From all this it results that the imagery of the sacred poets is, in a high degree, expressive and natural; it is copied directly from real objects that were before their eyes; it has this advantage, of being more complete within itself, more entirely founded on national ideas and manners, than that of the most of other poets. In reading their works we find ourselves continually in the land of Judea. The palm trees, and the cedars of Lebanon, are ever rising in our view. The face of their territory, the circumstances of their climate, the manners of the people, and the August ceremonies of their religion, constantly pass under different forms before us. The comparisons employed by the sacred poets are generally short, touching on one point only of resemblance, rather than branching out into little episodes. In this respect they have an advantage over the Greek and Roman authors; whose comparisons, by the length to which they are extended, sometimes interrupt the narration too much, and carry too visible marks of study and labour; whereas, in the Hebrew poets, they appear more like the glowings of a lively fancy, just glancing aside to some resembling object, and presently returning to its track. Such is the following fine comparison, introduced to describe the happy influence of good government upon a people, in what are called the last words of David: "He that ruleth over men must be just, ruling in the fear of God; and he shall be as the light of the morning when the sun riseth, even a morning without clouds; as the tender grass springing out of the earth, by clear shining after rain," 2 Samuel 23:3
. This is one of the most regular and formal comparisons in the sacred books.
Allegory, likewise, is a figure frequently found in them. But the poetical figure which, beyond all others, elevates the style of Scripture, and gives it a peculiar boldness and sublimity, is prosopopoeia, or personification. No personifications employed by any poets are so magnificent and striking as those of the inspired writers. On great occasions they animate every part of nature, especially when any appearance or operation of the Almighty is concerned. "Before him went the pestilence." "The waters saw thee, O
God, and were afraid." "The mountains saw thee, and they trembled." "The overflowing of the water passed by." "The deep uttered his voice, and lifted up his hands on high." When inquiry is made about the place of wisdom, Job introduces the deep, saying, "It is not in me; and the sea saith, It is not in me. Destruction and death say, We have heard the fame thereof with our ears." That noted sublime passage in the book of Isaiah, which describes the fall of the king of Assyria, is full of personified objects; the fir trees and cedars of Lebanon breaking forth into exultation on the fall of the tyrant; hell from beneath stirring up all the dead to meet him at his coming; and the dead kings introduced as speaking and joining in the triumph. In the same strain are those many lively and passionate apostrophes to cities and countries, to persons and things, with which the prophetical writings every where abound. "O thou sword of the Lord, how long will it be ere thou be quiet?

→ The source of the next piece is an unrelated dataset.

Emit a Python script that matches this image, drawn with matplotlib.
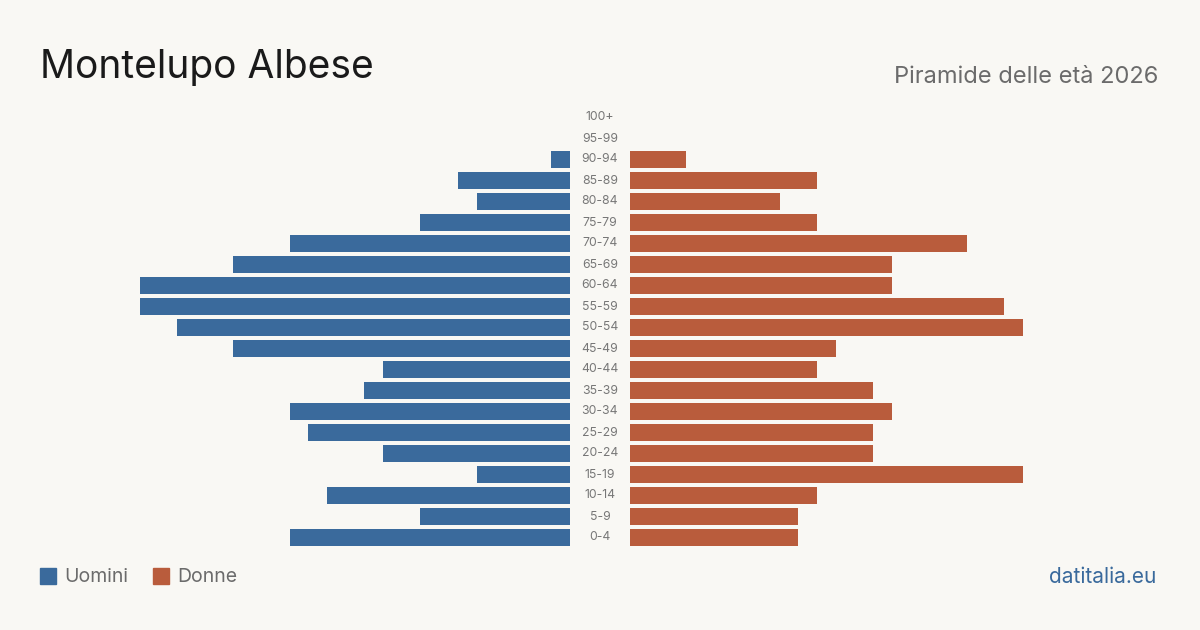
import matplotlib.pyplot as plt
from matplotlib.patches import Rectangle

plt.rcParams['font.family'] = ['Inter', 'DejaVu Sans']

age_groups = ["0-4", "5-9", "10-14", "15-19", "20-24", "25-29", "30-34", "35-39",
              "40-44", "45-49", "50-54", "55-59", "60-64", "65-69", "70-74",
              "75-79", "80-84", "85-89", "90-94", "95-99", "100+"]
uomini = [15, 8, 13, 5, 10, 14, 15, 11, 10, 18, 21, 23, 23, 18, 15, 8, 5, 6, 1, 0, 0]
donne = [9, 9, 10, 21, 13, 13, 14, 13, 10, 11, 21, 20, 14, 14, 18, 10, 8, 10, 3, 0, 0]

BG = "#f9f8f4"
BLUE = "#3a6a9c"
RED = "#b95c3c"

fig = plt.figure(figsize=(12, 6.3), dpi=100, facecolor=BG)

W, H = 1200, 630
vmax = 23
span = 430  # px per vmax
y_top, y_bot = 107, 548
bottom = (H - y_bot) / H
height = (y_bot - y_top) / H

ax_l = fig.add_axes([(570 - span) / W, bottom, span / W, height])
ax_r = fig.add_axes([630 / W, bottom, span / W, height])

pos = list(range(len(age_groups)))
ax_l.barh(pos, uomini, height=0.8, color=BLUE)
ax_r.barh(pos, donne, height=0.8, color=RED)
ax_l.set_xlim(vmax, 0)
ax_r.set_xlim(0, vmax)

for ax in (ax_l, ax_r):
    ax.set_ylim(-0.5, len(age_groups) - 0.5)
    ax.axis("off")

for p, lab in zip(pos, age_groups):
    ax_r.annotate(lab, xy=(0, p), xytext=(-30, 0), textcoords="offset pixels",
                  ha="center", va="center", fontsize=8.8, color="#777777")

fig.text(40 / W, 1 - 67 / H, "Montelupo Albese", fontsize=28, color="#1a1a1a",
         ha="left", va="center")
fig.text(1158 / W, 1 - 77 / H, "Piramide delle età 2026", fontsize=17,
         color="#6b6b6b", ha="right", va="center")

# legenda
fig.patches.append(Rectangle((40 / W, 1 - 584 / H), 16 / W, 16 / H,
                             transform=fig.transFigure, color=BLUE))
fig.text(64 / W, 1 - 577 / H, "Uomini", fontsize=14, color="#6b6b6b",
         ha="left", va="center")
fig.patches.append(Rectangle((153 / W, 1 - 584 / H), 16 / W, 16 / H,
                             transform=fig.transFigure, color=RED))
fig.text(177 / W, 1 - 577 / H, "Donne", fontsize=14, color="#6b6b6b",
         ha="left", va="center")

fig.text(1156 / W, 1 - 577 / H, "datitalia.eu", fontsize=15, color=BLUE,
         ha="right", va="center")

fig.savefig("out.png", dpi=100, facecolor=BG)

Put thyself up into the scabbard, rest, and be still. How can it be quiet," as the reply is instantly made, "seeing the Lord hath given it a charge against Askelon, and the sea shore? there hath he appointed it,"
. In general, for it would carry us too far to enlarge upon all the instances, the style of the poetical books of the Old Testament is, beyond the style of all other poetical works, fervid, bold, and animated. It is extremely different from that regular correct expression to which our ears are accustomed in modern poetry. It is the burst of inspiration. The scenes are not coolly described, but represented as passing before our eyes. Every object and every person is addressed and spoken to, as if present.

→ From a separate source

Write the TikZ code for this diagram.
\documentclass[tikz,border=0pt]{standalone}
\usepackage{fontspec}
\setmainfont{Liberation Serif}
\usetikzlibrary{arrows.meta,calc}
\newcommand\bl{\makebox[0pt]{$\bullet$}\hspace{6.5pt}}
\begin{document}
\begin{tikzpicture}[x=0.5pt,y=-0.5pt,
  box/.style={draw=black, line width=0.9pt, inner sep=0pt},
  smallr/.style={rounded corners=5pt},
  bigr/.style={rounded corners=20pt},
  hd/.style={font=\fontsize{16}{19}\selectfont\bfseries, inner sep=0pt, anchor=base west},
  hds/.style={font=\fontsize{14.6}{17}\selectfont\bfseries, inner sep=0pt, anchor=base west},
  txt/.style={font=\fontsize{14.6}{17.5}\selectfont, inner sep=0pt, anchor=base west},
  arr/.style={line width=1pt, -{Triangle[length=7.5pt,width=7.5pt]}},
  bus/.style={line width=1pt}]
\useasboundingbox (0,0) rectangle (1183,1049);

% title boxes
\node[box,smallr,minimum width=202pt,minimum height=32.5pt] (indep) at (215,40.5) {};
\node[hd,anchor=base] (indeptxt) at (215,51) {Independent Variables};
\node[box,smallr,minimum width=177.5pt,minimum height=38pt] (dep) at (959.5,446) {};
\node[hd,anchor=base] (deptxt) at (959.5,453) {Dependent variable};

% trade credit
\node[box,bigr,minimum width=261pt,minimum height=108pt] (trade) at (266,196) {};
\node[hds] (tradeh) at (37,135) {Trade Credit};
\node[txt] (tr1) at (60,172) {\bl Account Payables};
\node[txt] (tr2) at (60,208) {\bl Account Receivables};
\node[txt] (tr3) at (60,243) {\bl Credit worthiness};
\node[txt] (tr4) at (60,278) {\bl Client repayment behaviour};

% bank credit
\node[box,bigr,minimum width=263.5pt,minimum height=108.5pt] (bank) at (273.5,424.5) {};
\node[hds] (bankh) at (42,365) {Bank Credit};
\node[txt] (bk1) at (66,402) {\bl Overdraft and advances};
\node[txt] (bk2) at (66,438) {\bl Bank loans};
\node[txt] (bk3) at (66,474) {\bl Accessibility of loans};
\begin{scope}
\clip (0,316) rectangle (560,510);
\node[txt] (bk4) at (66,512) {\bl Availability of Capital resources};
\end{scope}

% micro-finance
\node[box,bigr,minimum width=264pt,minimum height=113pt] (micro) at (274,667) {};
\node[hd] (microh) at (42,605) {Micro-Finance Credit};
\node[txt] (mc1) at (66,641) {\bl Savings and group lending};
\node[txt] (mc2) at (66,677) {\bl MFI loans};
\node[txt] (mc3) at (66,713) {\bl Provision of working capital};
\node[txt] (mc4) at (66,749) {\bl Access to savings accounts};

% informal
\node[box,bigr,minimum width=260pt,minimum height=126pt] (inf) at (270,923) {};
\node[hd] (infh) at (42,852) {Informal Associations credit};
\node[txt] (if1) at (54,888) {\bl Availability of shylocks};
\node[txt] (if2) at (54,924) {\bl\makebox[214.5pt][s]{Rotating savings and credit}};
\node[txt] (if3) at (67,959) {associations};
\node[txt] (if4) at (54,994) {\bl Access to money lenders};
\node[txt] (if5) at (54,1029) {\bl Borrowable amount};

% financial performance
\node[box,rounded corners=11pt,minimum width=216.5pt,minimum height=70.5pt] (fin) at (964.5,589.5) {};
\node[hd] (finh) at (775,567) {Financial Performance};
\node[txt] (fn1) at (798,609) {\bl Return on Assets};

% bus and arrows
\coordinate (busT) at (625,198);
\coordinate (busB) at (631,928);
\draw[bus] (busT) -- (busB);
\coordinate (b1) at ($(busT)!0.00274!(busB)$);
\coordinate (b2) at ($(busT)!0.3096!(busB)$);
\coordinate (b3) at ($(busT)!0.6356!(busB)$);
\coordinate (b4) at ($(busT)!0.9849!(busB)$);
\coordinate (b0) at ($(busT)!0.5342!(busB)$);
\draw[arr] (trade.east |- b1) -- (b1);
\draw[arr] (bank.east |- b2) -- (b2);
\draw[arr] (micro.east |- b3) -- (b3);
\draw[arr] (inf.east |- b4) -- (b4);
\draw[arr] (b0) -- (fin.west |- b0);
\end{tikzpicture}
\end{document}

The transition is often abrupt; the connection often obscure; the persons are often changed; figures crowded, and heaped upon one another. Bold sublimity, not correct elegance, is its character, We see the spirit of the writer raised beyond himself, and labouring to find vent for ideas too mighty for his utterance.
The several kinds of poetical composition which we find in Scripture are chiefly the didactic, elegiac, pastoral, and lyric. Of the didactic species of poetry, the book of Proverbs is the principal instance. The first nine chapters of that book are highly poetical, adorned with many distinguished graces, and figures of expression. The book of Ecclesiastes comes, likewise, under this head; and some of the Psalms, as the hundred and nineteenth in particular. Of elegiac poetry, many very beautiful specimens occur in Scripture; such as the lamentation of David over his friend Jonathan; several passages in the prophetical books; and several of David's Psalms, composed on occasions of distress and mourning. The forty- second Psalm, in particular, is, in the highest degree, tender and plaintive. But the most regular and perfect elegiac composition in the Scripture, perhaps in the whole world, is the Lamentations of Jeremiah. As the prophet mourns, in that book, over the destruction of the temple and the holy city, and the overthrow of the whole state, he assembles all the affecting images which a subject so melancholy could suggest. The Song of Solomon affords us a high exemplification of pastoral poetry. Considered with respect to its spiritual meaning, it is undoubtedly a mystical allegory; in its form it is a dramatic pastoral, or a perpetual dialogue between personages in the character of shepherds; and, suitably to that form, it is full of rural and pastoral images from beginning to end. Of lyric poetry, or that which is intended to be accompanied with music, the Old Testament is full. Beside a great number of hymns and songs, which we find scattered in the historical and prophetical books, such as the song of Moses, the song of Deborah, and many others of like nature, the whole book of Psalms is to be considered as a collection of sacred odes. In these we find the ode exhibited in all the varieties of its form, and supported with the highest spirit of lyric poetry: sometimes sprightly, cheerful, and triumphant; sometimes solemn and magnificent; sometimes tender and soft. From these instances it clearly appears, that there are contained in the Holy Scriptures full exemplifications of several of the chief kinds of poetical writing.